### What you have to do
Output the material beneath this task exactly, images excluded.

### Supplied material
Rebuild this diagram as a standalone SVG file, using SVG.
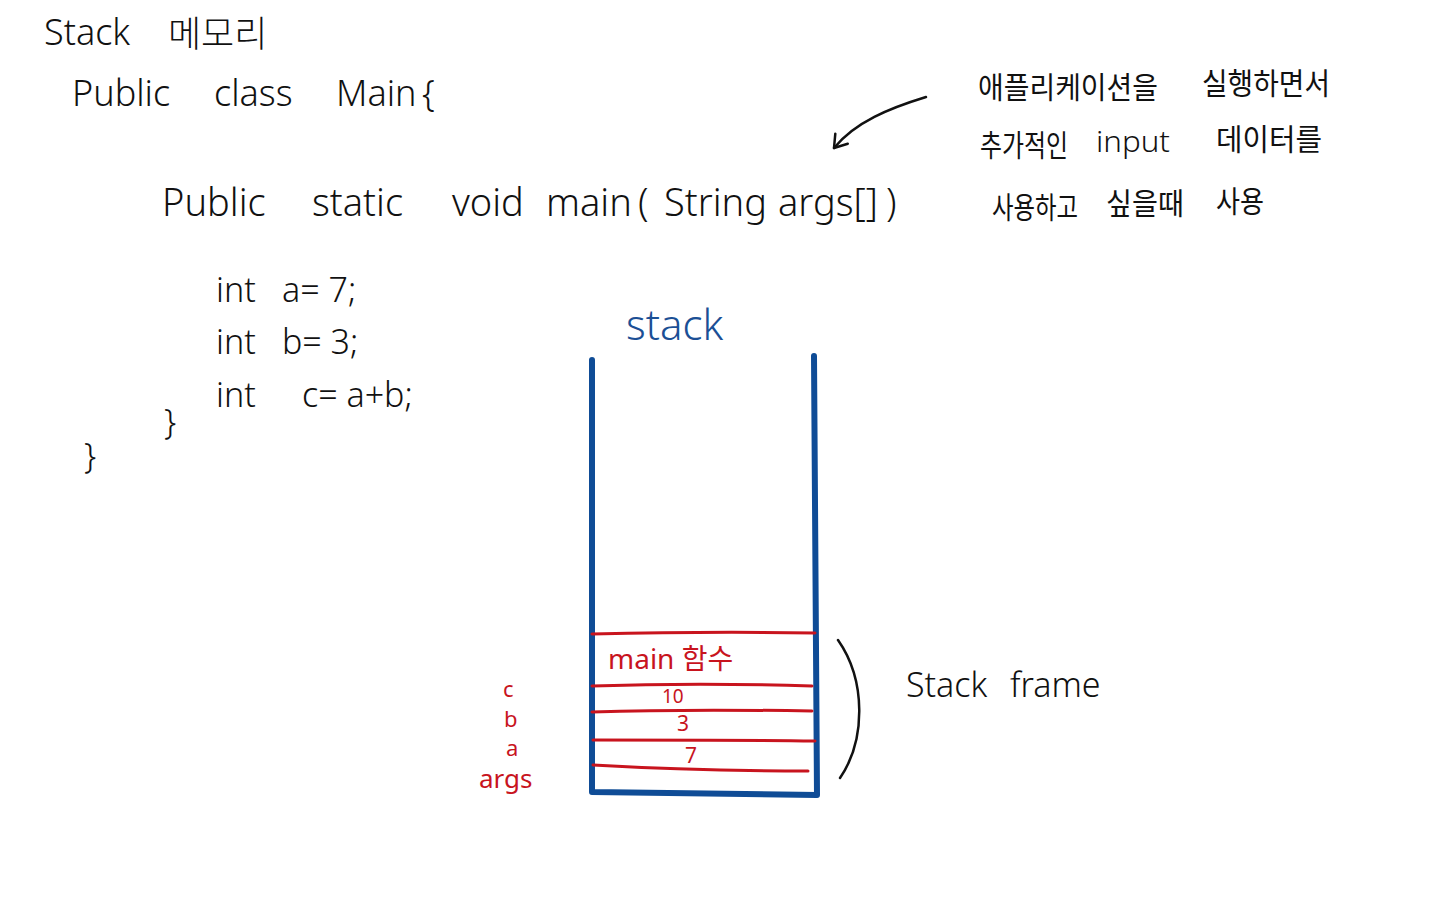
<svg xmlns="http://www.w3.org/2000/svg" width="1440" height="900" viewBox="0 0 1440 900">
<style>
  .hw { font-family: "Noto Sans", "Noto Sans CJK KR", sans-serif; font-weight: 300; fill: #111; }
  .kr { font-family: "Noto Sans CJK KR", "Noto Sans", sans-serif; font-weight: 400; fill: #111; font-size: 30px; }
  .red { font-family: "Noto Sans", "Noto Sans CJK KR", sans-serif; font-weight: 400; fill: #c8141e; }
  .blue { font-family: "Noto Sans", sans-serif; font-weight: 300; fill: #1b4f95; }
  .ink { fill: none; stroke: #111; stroke-width: 2.5; stroke-linecap: round; stroke-linejoin: round; }
  .rline { fill: none; stroke: #c8141e; stroke-width: 3; stroke-linecap: round; }
  .stack { fill: none; stroke: #0f4c96; stroke-width: 6; stroke-linecap: round; stroke-linejoin: round; }
</style>
<defs>
  <marker id="ah" viewBox="0 0 20 20" refX="16" refY="10" markerWidth="20" markerHeight="20" markerUnits="userSpaceOnUse" orient="auto">
    <path d="M4,2 L16,10 L4,18" fill="none" stroke="#111" stroke-width="2.5" stroke-linecap="round" stroke-linejoin="round"/>
  </marker>
</defs>
<rect width="1440" height="900" fill="#fff"/>

<g id="code">
  <text class="hw" x="44" y="45" font-size="36">Stack</text>
  <text class="hw" x="168" y="47" font-size="36">메모리</text>
  <text class="hw" font-size="36" y="106"><tspan x="72">Public</tspan><tspan x="214">class</tspan><tspan x="336">Main</tspan><tspan x="422">{</tspan></text>
  <text class="hw" font-size="38" y="216"><tspan x="162">Public</tspan><tspan x="312">static</tspan><tspan x="452">void</tspan><tspan x="546">main</tspan><tspan x="638">(</tspan><tspan x="664">String</tspan><tspan x="778">args[]</tspan><tspan x="886">)</tspan></text>
  <text class="hw" font-size="34" y="302"><tspan x="216">int</tspan><tspan x="282">a= 7;</tspan></text>
  <text class="hw" font-size="34" y="354"><tspan x="216">int</tspan><tspan x="282">b= 3;</tspan></text>
  <text class="hw" font-size="34" y="407"><tspan x="216">int</tspan><tspan x="302">c= a+b;</tspan></text>
  <text class="hw" x="164" y="434" font-size="34">}</text>
  <text class="hw" x="84" y="468" font-size="34">}</text>
</g>

<g id="note">
  <text class="kr" x="978" y="98" textLength="180" lengthAdjust="spacingAndGlyphs">애플리케이션을</text>
  <text class="kr" x="1202" y="94" textLength="128" lengthAdjust="spacingAndGlyphs">실행하면서</text>
  <text class="kr" x="980" y="156" textLength="88" lengthAdjust="spacingAndGlyphs">추가적인</text>
  <text class="hw" x="1096" y="152" font-size="30" textLength="74" lengthAdjust="spacingAndGlyphs">input</text>
  <text class="kr" x="1216" y="150" textLength="106" lengthAdjust="spacingAndGlyphs">데이터를</text>
  <text class="kr" x="992" y="218" textLength="86" lengthAdjust="spacingAndGlyphs">사용하고</text>
  <text class="kr" x="1106" y="214" textLength="78" lengthAdjust="spacingAndGlyphs">싶을때</text>
  <text class="kr" x="1216" y="212" textLength="48" lengthAdjust="spacingAndGlyphs">사용</text>
</g>

<g id="connectors">
  <path class="ink" d="M926,97 C890,108 855,122 834,148" marker-end="url(#ah)"/>
  <path class="ink" d="M838,640 C866,680 866,740 840,778"/>
</g>

<g id="stack">
  <text class="blue" x="626" y="340" font-size="42">stack</text>
  <path class="stack" d="M592,360 L592,792 L817,795 L814,356"/>
  <path class="rline" d="M592,634 C680,632 750,632 815,633"/>
  <path class="rline" d="M592,686 C680,683 750,684 812,686"/>
  <path class="rline" d="M592,712 C680,709 750,710 812,711"/>
  <path class="rline" d="M593,740 C680,740 750,740 815,741"/>
  <path class="rline" d="M593,765 C680,770 750,771 808,771"/>
</g>

<g id="frame-main">
  <text class="red" x="608" y="669" font-size="28">main 함수</text>
</g>
<g id="frame-c">
  <text class="red" x="662" y="703" font-size="19">10</text>
  <text class="red" x="503" y="697" font-size="22">c</text>
</g>
<g id="frame-b">
  <text class="red" x="677" y="731" font-size="21">3</text>
  <text class="red" x="504" y="727" font-size="22">b</text>
</g>
<g id="frame-a">
  <text class="red" x="685" y="763" font-size="21">7</text>
  <text class="red" x="506" y="756" font-size="22">a</text>
</g>
<g id="frame-args">
  <text class="red" x="479" y="788" font-size="26">args</text>
</g>

<g id="stack-frame-label">
  <text class="hw" font-size="34" y="697"><tspan x="906">Stack</tspan><tspan x="1010">frame</tspan></text>
</g>
</svg>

### Full output
Rebuild this diagram as a standalone SVG file, using SVG.
<svg xmlns="http://www.w3.org/2000/svg" width="1440" height="900" viewBox="0 0 1440 900">
<style>
  .hw { font-family: "Noto Sans", "Noto Sans CJK KR", sans-serif; font-weight: 300; fill: #111; }
  .kr { font-family: "Noto Sans CJK KR", "Noto Sans", sans-serif; font-weight: 400; fill: #111; font-size: 30px; }
  .red { font-family: "Noto Sans", "Noto Sans CJK KR", sans-serif; font-weight: 400; fill: #c8141e; }
  .blue { font-family: "Noto Sans", sans-serif; font-weight: 300; fill: #1b4f95; }
  .ink { fill: none; stroke: #111; stroke-width: 2.5; stroke-linecap: round; stroke-linejoin: round; }
  .rline { fill: none; stroke: #c8141e; stroke-width: 3; stroke-linecap: round; }
  .stack { fill: none; stroke: #0f4c96; stroke-width: 6; stroke-linecap: round; stroke-linejoin: round; }
</style>
<defs>
  <marker id="ah" viewBox="0 0 20 20" refX="16" refY="10" markerWidth="20" markerHeight="20" markerUnits="userSpaceOnUse" orient="auto">
    <path d="M4,2 L16,10 L4,18" fill="none" stroke="#111" stroke-width="2.5" stroke-linecap="round" stroke-linejoin="round"/>
  </marker>
</defs>
<rect width="1440" height="900" fill="#fff"/>

<g id="code">
  <text class="hw" x="44" y="45" font-size="36">Stack</text>
  <text class="hw" x="168" y="47" font-size="36">메모리</text>
  <text class="hw" font-size="36" y="106"><tspan x="72">Public</tspan><tspan x="214">class</tspan><tspan x="336">Main</tspan><tspan x="422">{</tspan></text>
  <text class="hw" font-size="38" y="216"><tspan x="162">Public</tspan><tspan x="312">static</tspan><tspan x="452">void</tspan><tspan x="546">main</tspan><tspan x="638">(</tspan><tspan x="664">String</tspan><tspan x="778">args[]</tspan><tspan x="886">)</tspan></text>
  <text class="hw" font-size="34" y="302"><tspan x="216">int</tspan><tspan x="282">a= 7;</tspan></text>
  <text class="hw" font-size="34" y="354"><tspan x="216">int</tspan><tspan x="282">b= 3;</tspan></text>
  <text class="hw" font-size="34" y="407"><tspan x="216">int</tspan><tspan x="302">c= a+b;</tspan></text>
  <text class="hw" x="164" y="434" font-size="34">}</text>
  <text class="hw" x="84" y="468" font-size="34">}</text>
</g>

<g id="note">
  <text class="kr" x="978" y="98" textLength="180" lengthAdjust="spacingAndGlyphs">애플리케이션을</text>
  <text class="kr" x="1202" y="94" textLength="128" lengthAdjust="spacingAndGlyphs">실행하면서</text>
  <text class="kr" x="980" y="156" textLength="88" lengthAdjust="spacingAndGlyphs">추가적인</text>
  <text class="hw" x="1096" y="152" font-size="30" textLength="74" lengthAdjust="spacingAndGlyphs">input</text>
  <text class="kr" x="1216" y="150" textLength="106" lengthAdjust="spacingAndGlyphs">데이터를</text>
  <text class="kr" x="992" y="218" textLength="86" lengthAdjust="spacingAndGlyphs">사용하고</text>
  <text class="kr" x="1106" y="214" textLength="78" lengthAdjust="spacingAndGlyphs">싶을때</text>
  <text class="kr" x="1216" y="212" textLength="48" lengthAdjust="spacingAndGlyphs">사용</text>
</g>

<g id="connectors">
  <path class="ink" d="M926,97 C890,108 855,122 834,148" marker-end="url(#ah)"/>
  <path class="ink" d="M838,640 C866,680 866,740 840,778"/>
</g>

<g id="stack">
  <text class="blue" x="626" y="340" font-size="42">stack</text>
  <path class="stack" d="M592,360 L592,792 L817,795 L814,356"/>
  <path class="rline" d="M592,634 C680,632 750,632 815,633"/>
  <path class="rline" d="M592,686 C680,683 750,684 812,686"/>
  <path class="rline" d="M592,712 C680,709 750,710 812,711"/>
  <path class="rline" d="M593,740 C680,740 750,740 815,741"/>
  <path class="rline" d="M593,765 C680,770 750,771 808,771"/>
</g>

<g id="frame-main">
  <text class="red" x="608" y="669" font-size="28">main 함수</text>
</g>
<g id="frame-c">
  <text class="red" x="662" y="703" font-size="19">10</text>
  <text class="red" x="503" y="697" font-size="22">c</text>
</g>
<g id="frame-b">
  <text class="red" x="677" y="731" font-size="21">3</text>
  <text class="red" x="504" y="727" font-size="22">b</text>
</g>
<g id="frame-a">
  <text class="red" x="685" y="763" font-size="21">7</text>
  <text class="red" x="506" y="756" font-size="22">a</text>
</g>
<g id="frame-args">
  <text class="red" x="479" y="788" font-size="26">args</text>
</g>

<g id="stack-frame-label">
  <text class="hw" font-size="34" y="697"><tspan x="906">Stack</tspan><tspan x="1010">frame</tspan></text>
</g>
</svg>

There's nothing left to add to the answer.